### Task prompt
Below is a listing. Return the lines from the one that contains "What React, TypeScript" to the one that contains "70, 80, 90];", both ends included, verbatim and with no pictures.

### Data supplied

_____

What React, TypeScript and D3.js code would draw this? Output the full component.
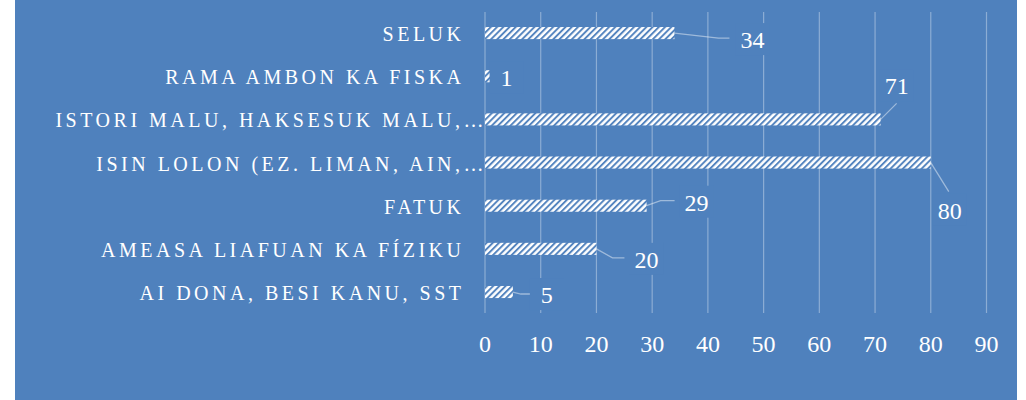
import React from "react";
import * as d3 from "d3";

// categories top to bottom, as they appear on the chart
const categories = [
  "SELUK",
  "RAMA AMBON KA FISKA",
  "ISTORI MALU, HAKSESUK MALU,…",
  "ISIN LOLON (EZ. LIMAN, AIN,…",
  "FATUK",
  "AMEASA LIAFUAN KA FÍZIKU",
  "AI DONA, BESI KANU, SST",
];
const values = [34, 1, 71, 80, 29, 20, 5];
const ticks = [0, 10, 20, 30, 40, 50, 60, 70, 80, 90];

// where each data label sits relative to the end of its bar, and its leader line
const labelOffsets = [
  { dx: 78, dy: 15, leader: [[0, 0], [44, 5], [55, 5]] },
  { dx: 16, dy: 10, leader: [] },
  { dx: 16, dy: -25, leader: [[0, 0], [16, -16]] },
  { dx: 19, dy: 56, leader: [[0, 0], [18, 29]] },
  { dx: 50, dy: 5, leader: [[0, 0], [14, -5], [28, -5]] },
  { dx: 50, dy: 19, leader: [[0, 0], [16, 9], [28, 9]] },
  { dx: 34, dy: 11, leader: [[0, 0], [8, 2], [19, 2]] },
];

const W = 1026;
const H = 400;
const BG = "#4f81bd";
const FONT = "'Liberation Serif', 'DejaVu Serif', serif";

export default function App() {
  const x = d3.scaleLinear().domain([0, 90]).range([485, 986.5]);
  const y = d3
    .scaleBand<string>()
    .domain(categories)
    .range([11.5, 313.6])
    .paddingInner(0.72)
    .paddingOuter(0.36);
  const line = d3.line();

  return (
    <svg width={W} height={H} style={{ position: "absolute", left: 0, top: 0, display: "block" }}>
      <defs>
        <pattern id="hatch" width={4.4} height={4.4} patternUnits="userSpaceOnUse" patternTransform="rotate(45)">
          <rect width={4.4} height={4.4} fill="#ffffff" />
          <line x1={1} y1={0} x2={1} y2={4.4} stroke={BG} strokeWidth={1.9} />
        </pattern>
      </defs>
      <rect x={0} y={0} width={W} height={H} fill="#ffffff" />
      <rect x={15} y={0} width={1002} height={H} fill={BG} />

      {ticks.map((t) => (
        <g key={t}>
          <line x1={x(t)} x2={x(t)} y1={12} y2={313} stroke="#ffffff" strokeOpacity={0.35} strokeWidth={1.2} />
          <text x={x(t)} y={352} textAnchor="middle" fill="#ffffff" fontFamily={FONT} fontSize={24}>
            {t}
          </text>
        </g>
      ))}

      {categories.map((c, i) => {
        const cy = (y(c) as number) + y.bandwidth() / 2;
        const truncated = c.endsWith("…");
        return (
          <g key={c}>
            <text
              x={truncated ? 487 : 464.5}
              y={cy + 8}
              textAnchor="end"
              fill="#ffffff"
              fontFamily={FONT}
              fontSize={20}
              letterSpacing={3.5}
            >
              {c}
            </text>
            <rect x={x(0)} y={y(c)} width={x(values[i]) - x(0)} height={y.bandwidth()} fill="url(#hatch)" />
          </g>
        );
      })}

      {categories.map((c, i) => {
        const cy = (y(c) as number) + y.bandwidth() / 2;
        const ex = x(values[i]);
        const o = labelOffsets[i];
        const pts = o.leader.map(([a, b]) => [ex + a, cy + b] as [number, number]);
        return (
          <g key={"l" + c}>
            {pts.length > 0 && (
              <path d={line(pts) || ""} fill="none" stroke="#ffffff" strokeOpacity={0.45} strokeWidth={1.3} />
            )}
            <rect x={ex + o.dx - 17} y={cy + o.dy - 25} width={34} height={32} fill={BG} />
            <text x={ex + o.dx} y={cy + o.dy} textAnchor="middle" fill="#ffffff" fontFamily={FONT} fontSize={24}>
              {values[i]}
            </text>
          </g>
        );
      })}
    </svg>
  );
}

_____

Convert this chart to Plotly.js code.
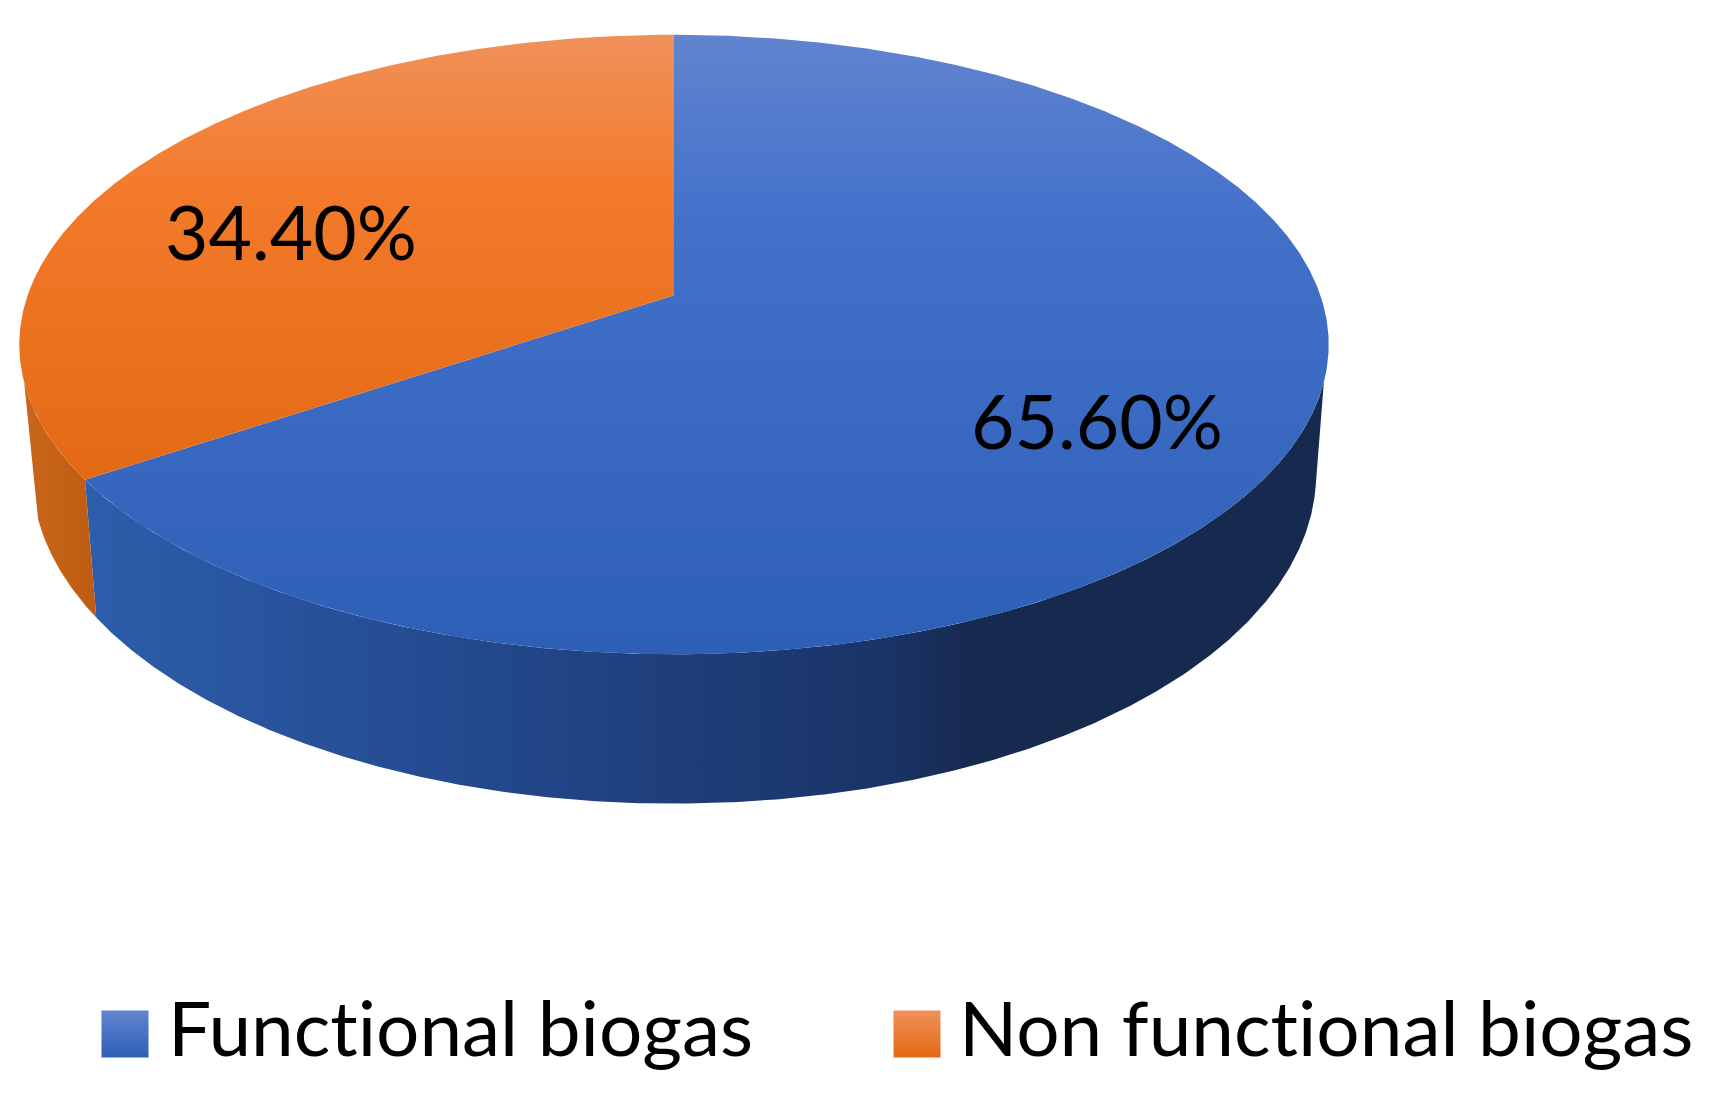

_____

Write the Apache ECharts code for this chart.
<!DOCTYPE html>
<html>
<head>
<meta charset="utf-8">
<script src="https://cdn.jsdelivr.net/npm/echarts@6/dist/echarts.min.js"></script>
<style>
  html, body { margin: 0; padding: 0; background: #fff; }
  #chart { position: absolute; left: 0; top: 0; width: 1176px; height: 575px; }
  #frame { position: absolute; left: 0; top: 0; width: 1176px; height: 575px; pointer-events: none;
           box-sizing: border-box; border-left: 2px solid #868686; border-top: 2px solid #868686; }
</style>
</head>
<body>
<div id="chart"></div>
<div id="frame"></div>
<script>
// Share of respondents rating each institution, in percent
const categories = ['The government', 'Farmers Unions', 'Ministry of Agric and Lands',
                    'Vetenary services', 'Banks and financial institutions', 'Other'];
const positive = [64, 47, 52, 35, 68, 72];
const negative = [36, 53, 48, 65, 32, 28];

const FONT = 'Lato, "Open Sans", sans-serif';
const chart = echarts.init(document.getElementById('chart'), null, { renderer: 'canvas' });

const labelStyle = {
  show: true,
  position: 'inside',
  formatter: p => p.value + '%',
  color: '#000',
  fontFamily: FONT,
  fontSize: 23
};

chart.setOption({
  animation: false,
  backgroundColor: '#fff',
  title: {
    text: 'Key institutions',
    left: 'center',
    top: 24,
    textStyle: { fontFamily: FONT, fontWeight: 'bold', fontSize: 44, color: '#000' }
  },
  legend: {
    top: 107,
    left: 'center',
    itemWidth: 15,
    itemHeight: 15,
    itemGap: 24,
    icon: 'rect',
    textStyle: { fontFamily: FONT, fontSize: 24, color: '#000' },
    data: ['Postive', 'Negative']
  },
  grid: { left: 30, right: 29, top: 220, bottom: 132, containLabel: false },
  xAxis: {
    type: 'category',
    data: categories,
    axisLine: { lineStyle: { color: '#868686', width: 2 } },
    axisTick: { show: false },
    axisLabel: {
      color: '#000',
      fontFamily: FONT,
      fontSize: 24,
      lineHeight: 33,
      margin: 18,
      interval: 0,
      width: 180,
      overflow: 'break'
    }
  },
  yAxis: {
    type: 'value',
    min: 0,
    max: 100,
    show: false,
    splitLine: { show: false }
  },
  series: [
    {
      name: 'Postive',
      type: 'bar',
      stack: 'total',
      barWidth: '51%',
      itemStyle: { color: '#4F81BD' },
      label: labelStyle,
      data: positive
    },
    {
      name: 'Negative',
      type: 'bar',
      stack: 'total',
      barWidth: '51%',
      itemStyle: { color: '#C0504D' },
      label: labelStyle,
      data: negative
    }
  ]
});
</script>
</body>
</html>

_____

### Answer in full
What React, TypeScript and D3.js code would draw this? Output the full component.
import React from "react";
import * as d3 from "d3";

// categories top to bottom, as they appear on the chart
const categories = [
  "SELUK",
  "RAMA AMBON KA FISKA",
  "ISTORI MALU, HAKSESUK MALU,…",
  "ISIN LOLON (EZ. LIMAN, AIN,…",
  "FATUK",
  "AMEASA LIAFUAN KA FÍZIKU",
  "AI DONA, BESI KANU, SST",
];
const values = [34, 1, 71, 80, 29, 20, 5];
const ticks = [0, 10, 20, 30, 40, 50, 60, 70, 80, 90];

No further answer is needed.